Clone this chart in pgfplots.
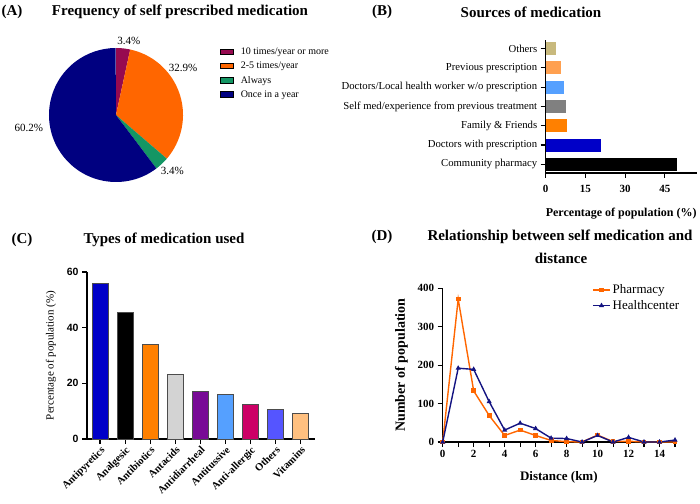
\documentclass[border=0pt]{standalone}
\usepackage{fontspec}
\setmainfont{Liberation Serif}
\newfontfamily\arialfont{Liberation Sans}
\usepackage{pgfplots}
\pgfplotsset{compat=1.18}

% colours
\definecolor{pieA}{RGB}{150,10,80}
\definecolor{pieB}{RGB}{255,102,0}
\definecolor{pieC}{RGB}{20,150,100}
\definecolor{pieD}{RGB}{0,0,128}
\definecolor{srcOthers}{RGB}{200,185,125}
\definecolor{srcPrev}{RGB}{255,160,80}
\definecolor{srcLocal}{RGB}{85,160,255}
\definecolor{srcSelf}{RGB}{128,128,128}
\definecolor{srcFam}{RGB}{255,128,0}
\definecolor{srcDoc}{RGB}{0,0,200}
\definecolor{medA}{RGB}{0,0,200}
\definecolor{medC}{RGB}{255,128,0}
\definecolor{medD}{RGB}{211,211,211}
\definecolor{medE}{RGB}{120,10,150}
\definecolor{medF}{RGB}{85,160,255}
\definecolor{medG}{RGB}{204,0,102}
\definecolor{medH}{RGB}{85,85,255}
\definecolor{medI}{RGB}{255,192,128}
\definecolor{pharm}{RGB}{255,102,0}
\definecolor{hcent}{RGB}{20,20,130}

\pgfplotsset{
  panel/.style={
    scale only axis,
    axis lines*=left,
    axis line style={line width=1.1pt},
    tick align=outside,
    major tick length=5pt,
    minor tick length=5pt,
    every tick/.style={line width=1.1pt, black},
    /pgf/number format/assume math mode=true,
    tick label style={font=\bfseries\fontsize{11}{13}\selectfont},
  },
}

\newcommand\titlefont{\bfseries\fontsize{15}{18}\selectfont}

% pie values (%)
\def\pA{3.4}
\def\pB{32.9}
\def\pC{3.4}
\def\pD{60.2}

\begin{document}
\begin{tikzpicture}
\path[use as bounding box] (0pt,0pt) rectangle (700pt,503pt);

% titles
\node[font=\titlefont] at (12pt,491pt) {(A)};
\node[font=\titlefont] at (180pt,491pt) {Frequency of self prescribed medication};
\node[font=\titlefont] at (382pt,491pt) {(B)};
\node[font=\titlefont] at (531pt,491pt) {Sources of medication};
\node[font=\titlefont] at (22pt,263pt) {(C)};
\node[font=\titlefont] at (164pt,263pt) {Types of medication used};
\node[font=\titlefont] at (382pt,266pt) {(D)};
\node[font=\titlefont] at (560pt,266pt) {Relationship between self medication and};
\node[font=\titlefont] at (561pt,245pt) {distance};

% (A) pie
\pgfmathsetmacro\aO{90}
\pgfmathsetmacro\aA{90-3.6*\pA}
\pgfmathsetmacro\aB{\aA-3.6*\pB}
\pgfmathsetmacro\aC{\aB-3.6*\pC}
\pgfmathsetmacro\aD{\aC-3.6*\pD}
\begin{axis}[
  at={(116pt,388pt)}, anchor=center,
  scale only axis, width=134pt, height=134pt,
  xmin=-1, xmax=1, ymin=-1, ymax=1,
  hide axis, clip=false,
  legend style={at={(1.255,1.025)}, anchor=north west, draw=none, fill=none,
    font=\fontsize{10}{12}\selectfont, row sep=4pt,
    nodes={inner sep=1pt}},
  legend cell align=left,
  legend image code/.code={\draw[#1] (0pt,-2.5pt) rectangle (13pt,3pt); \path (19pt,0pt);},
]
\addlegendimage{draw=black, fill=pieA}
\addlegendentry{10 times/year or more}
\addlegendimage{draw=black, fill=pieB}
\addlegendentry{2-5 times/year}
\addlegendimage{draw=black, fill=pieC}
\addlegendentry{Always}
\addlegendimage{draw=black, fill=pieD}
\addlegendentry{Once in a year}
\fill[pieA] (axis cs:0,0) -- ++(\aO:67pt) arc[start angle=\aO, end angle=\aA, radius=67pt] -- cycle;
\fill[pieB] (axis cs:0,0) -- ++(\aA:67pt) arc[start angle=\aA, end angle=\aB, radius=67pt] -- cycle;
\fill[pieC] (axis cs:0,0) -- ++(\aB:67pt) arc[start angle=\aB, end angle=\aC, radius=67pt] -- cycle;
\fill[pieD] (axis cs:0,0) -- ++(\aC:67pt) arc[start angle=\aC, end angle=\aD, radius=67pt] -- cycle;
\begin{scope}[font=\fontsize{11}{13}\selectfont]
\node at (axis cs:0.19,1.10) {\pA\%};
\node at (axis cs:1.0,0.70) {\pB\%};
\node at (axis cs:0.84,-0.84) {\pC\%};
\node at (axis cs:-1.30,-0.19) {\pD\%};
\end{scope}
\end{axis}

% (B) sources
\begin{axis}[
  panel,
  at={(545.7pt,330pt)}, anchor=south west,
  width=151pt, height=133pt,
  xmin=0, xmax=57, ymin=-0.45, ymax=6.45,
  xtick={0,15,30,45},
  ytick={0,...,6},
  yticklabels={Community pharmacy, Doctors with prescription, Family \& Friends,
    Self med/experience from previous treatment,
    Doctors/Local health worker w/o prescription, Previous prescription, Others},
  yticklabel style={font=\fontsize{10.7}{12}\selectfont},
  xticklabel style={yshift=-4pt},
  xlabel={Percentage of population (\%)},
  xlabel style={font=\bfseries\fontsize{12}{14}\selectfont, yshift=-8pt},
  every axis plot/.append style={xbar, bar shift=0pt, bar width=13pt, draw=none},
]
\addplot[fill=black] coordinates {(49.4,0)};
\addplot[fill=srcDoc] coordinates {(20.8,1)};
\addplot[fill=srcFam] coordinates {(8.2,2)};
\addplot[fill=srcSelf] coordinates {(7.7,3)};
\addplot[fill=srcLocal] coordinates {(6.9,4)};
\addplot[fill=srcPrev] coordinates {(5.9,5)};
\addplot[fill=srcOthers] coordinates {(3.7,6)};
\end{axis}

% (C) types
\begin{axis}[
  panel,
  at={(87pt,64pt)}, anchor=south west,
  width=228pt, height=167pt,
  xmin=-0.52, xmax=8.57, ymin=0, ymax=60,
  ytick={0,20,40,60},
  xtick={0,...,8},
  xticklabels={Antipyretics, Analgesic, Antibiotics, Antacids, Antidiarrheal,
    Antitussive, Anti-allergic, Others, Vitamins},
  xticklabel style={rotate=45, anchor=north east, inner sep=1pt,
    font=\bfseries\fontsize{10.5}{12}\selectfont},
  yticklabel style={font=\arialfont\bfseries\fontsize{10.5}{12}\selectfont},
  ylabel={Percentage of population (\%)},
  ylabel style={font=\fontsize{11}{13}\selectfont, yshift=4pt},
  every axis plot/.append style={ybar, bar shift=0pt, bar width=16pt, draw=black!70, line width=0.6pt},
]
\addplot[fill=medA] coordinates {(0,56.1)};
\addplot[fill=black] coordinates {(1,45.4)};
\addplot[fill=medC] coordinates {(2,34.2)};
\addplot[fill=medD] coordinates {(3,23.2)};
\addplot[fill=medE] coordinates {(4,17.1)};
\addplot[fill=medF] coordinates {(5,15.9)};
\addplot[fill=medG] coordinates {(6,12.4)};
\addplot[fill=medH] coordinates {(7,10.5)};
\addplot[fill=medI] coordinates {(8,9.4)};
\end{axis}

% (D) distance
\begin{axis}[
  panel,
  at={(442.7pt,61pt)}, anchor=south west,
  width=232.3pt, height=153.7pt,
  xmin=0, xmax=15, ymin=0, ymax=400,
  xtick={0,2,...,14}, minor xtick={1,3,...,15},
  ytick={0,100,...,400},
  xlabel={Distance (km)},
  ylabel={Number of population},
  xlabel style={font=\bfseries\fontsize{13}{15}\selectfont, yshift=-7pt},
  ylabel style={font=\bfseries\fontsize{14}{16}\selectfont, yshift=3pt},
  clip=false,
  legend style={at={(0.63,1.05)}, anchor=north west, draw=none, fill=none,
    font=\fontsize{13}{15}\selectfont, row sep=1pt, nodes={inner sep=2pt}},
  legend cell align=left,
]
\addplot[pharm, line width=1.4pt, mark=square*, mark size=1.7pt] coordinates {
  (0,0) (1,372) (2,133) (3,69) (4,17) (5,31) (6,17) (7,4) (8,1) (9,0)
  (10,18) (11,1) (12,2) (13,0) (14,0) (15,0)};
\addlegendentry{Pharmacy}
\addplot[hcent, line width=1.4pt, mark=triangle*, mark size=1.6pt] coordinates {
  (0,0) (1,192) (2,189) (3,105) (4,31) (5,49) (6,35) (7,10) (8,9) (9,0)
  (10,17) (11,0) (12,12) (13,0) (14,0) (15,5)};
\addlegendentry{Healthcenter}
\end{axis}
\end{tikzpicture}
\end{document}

────────────────────────────────────────

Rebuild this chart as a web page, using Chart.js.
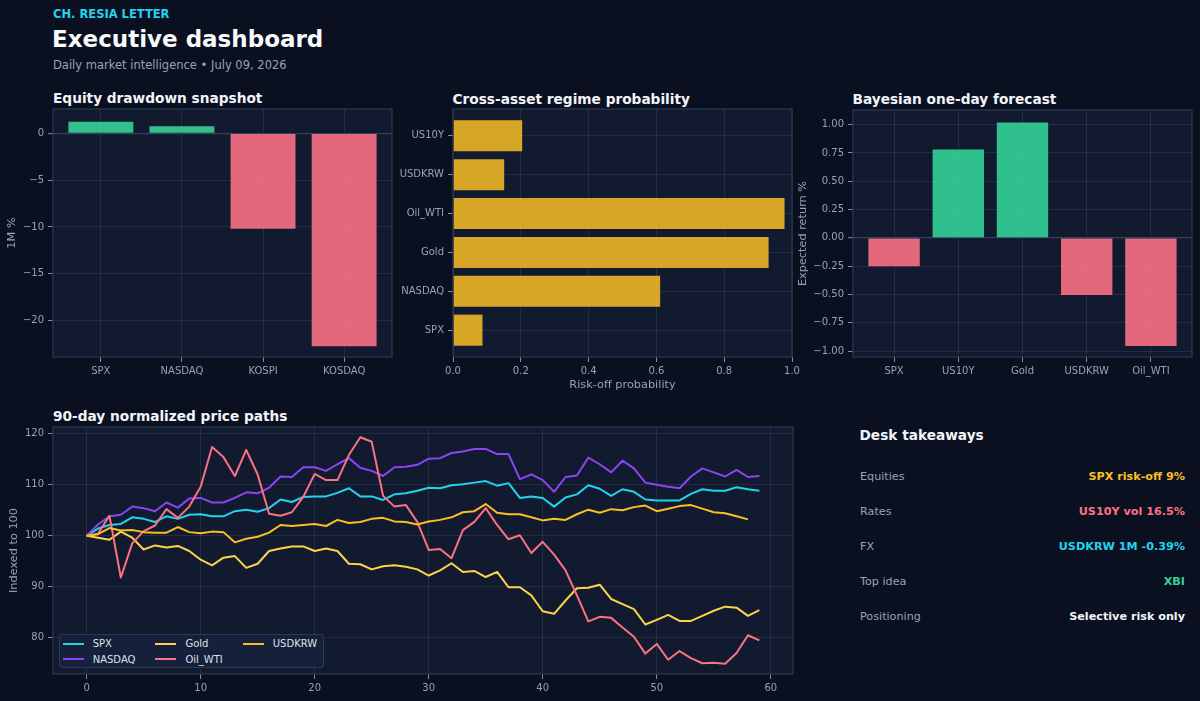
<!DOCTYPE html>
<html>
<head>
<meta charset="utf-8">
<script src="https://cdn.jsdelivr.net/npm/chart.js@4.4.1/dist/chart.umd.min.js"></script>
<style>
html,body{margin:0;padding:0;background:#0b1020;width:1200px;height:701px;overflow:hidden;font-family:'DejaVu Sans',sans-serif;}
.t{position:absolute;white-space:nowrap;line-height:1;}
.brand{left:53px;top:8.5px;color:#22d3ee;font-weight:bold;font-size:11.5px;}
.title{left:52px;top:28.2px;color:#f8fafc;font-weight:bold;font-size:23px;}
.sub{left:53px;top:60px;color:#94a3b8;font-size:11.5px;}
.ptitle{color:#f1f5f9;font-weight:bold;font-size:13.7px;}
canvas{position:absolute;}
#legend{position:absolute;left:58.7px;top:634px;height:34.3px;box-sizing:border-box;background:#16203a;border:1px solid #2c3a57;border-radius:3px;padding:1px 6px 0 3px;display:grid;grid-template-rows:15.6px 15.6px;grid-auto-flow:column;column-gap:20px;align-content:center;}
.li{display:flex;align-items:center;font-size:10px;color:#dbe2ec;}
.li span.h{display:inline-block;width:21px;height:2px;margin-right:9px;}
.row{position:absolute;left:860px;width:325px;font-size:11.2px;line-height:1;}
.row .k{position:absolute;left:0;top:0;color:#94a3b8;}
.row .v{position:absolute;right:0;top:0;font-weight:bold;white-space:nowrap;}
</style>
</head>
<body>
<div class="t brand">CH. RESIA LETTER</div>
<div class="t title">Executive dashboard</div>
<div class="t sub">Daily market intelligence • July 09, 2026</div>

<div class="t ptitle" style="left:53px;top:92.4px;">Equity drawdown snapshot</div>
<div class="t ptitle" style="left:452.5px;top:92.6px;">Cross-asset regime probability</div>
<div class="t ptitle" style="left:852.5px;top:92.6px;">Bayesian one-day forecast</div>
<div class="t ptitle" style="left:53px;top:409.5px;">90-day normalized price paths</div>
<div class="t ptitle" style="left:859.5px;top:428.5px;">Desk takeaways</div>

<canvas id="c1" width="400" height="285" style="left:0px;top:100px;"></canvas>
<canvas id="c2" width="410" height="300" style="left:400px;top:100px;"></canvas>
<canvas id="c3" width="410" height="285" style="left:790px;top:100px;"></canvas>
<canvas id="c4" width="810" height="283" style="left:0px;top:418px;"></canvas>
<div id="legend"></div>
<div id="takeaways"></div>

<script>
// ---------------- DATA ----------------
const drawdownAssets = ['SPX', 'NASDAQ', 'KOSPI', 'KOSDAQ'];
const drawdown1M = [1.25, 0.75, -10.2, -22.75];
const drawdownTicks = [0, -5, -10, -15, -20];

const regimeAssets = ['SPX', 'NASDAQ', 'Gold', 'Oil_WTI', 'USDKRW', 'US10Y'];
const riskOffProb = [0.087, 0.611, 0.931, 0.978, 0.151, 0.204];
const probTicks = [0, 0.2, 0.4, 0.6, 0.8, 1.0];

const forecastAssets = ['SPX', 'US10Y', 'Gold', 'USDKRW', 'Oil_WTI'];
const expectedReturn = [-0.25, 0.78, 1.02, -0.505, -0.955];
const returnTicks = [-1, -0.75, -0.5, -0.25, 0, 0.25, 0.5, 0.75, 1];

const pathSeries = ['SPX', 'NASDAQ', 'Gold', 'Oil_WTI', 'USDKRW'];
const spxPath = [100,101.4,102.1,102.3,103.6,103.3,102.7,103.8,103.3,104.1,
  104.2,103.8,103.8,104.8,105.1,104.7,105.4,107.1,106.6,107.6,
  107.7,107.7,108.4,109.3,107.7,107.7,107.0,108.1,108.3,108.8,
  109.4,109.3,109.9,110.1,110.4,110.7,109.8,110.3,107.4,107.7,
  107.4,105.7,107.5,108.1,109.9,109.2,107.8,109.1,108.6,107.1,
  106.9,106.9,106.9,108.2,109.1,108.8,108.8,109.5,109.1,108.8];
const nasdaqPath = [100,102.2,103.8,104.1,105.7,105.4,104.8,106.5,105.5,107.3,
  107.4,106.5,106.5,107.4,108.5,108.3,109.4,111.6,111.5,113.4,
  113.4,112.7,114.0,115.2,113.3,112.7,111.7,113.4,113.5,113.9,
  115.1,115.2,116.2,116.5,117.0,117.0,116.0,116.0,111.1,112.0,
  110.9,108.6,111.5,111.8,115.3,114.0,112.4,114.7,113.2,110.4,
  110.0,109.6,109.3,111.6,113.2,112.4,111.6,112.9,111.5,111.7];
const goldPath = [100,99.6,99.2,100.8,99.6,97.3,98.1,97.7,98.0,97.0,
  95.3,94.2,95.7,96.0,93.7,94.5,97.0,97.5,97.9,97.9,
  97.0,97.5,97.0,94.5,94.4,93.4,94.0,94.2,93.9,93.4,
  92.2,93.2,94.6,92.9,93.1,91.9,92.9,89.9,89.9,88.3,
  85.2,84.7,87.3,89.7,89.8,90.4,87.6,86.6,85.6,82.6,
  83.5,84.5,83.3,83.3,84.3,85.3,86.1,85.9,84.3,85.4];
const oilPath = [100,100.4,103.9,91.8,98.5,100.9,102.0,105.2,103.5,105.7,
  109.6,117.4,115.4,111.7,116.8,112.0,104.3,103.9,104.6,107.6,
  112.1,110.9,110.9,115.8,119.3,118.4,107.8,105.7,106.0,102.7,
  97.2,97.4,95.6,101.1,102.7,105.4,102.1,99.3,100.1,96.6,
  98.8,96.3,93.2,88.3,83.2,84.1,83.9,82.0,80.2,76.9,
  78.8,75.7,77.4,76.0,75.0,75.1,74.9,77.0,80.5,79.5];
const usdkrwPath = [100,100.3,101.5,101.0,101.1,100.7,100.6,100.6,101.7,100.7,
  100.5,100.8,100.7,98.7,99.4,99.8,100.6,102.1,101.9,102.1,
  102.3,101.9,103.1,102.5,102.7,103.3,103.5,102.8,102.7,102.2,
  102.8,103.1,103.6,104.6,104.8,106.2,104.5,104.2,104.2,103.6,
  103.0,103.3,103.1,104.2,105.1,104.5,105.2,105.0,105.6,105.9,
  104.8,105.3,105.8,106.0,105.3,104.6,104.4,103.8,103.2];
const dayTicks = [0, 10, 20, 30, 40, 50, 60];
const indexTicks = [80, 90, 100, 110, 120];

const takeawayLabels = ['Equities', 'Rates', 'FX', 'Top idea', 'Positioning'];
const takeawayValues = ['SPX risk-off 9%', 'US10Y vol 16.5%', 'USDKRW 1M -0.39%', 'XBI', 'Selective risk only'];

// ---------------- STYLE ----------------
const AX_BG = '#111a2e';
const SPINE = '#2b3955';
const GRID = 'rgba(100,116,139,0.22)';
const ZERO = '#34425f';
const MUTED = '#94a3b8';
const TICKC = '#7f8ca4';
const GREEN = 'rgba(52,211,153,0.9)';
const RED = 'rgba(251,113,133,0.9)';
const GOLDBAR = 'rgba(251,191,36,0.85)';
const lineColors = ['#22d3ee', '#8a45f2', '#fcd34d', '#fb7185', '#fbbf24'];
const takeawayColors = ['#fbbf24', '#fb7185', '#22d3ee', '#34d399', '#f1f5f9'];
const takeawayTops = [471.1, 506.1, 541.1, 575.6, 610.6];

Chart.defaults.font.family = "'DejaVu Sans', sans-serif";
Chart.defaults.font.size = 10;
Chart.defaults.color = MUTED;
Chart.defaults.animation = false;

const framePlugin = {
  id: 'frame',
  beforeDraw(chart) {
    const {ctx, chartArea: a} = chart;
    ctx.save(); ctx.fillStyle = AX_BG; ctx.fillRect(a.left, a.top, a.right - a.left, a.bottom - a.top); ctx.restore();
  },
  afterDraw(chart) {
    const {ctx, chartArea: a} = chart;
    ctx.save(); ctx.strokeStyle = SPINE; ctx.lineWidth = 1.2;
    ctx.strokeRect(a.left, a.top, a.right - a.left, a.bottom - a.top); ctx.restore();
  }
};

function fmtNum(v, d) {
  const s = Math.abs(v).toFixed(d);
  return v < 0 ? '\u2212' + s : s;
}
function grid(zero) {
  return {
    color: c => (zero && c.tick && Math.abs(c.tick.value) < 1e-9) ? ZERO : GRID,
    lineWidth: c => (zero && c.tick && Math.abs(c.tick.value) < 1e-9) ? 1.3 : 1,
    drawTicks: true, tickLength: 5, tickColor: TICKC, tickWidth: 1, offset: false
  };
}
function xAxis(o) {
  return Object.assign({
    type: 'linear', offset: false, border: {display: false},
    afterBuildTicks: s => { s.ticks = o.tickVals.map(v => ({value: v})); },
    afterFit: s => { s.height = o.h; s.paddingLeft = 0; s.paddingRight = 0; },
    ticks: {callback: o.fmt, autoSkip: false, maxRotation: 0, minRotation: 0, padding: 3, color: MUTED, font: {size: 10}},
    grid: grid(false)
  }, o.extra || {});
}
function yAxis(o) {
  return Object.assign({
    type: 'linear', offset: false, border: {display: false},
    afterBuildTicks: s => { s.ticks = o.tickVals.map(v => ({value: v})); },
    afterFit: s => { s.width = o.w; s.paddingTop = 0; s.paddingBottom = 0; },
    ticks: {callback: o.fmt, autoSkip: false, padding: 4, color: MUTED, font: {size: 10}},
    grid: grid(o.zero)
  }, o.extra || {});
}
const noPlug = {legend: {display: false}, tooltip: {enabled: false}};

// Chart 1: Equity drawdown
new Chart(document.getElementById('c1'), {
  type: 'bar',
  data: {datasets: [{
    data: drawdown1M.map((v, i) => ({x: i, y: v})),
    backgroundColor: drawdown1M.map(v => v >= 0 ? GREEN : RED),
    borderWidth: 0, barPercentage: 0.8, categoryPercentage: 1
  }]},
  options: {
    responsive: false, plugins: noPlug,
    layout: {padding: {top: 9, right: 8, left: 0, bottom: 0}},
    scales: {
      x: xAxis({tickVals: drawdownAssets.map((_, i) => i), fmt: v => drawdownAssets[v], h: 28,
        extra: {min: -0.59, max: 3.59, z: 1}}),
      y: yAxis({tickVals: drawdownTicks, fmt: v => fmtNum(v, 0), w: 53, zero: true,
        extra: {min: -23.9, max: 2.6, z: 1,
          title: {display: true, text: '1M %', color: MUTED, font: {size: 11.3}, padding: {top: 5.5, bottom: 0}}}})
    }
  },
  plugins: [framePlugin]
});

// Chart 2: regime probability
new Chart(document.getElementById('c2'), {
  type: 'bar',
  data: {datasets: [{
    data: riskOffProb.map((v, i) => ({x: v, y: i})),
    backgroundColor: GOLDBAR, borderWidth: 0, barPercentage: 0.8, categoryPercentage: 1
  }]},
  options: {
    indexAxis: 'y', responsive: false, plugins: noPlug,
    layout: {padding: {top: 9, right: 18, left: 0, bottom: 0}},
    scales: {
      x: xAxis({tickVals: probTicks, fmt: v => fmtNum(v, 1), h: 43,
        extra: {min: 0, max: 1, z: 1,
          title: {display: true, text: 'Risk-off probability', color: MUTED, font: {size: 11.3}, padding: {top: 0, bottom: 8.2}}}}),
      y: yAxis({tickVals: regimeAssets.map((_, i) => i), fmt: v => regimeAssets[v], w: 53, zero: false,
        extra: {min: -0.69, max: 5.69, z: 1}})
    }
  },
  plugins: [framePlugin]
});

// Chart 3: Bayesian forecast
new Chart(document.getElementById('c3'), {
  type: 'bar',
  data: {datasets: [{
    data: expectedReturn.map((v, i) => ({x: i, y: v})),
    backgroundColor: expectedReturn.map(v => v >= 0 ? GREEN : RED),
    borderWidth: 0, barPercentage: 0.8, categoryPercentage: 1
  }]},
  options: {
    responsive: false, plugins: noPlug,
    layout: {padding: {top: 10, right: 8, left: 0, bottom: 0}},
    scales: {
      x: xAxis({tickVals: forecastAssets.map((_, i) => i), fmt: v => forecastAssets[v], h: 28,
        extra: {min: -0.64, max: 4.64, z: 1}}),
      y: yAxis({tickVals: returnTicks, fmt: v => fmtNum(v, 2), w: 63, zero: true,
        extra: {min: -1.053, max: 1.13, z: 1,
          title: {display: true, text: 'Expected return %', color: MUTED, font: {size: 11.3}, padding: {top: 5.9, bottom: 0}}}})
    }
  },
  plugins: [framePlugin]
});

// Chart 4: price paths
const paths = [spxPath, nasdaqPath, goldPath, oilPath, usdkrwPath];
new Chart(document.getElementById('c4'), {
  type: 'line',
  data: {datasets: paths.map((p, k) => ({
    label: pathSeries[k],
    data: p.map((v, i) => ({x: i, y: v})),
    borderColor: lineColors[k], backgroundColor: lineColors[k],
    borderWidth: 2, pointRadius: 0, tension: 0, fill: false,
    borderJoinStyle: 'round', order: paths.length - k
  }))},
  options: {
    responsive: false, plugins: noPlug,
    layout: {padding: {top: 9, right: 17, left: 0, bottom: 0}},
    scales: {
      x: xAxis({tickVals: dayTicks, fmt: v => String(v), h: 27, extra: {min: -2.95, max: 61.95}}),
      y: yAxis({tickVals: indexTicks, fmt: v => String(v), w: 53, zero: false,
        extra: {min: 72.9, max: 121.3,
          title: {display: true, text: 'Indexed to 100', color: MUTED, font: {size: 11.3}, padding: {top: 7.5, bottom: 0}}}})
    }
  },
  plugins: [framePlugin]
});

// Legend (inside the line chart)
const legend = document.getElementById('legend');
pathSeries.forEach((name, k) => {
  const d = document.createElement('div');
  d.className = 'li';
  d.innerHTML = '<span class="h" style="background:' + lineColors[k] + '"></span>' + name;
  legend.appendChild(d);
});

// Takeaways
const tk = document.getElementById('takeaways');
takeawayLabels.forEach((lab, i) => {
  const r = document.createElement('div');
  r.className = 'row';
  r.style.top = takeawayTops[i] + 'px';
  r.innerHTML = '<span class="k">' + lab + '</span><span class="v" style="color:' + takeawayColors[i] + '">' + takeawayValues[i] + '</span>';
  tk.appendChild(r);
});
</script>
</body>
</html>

────────────────────────────────────────

• Problem requirements: Within the entries above, how many lines contain "this"? Respond with the number only.

• Exercise answer: 2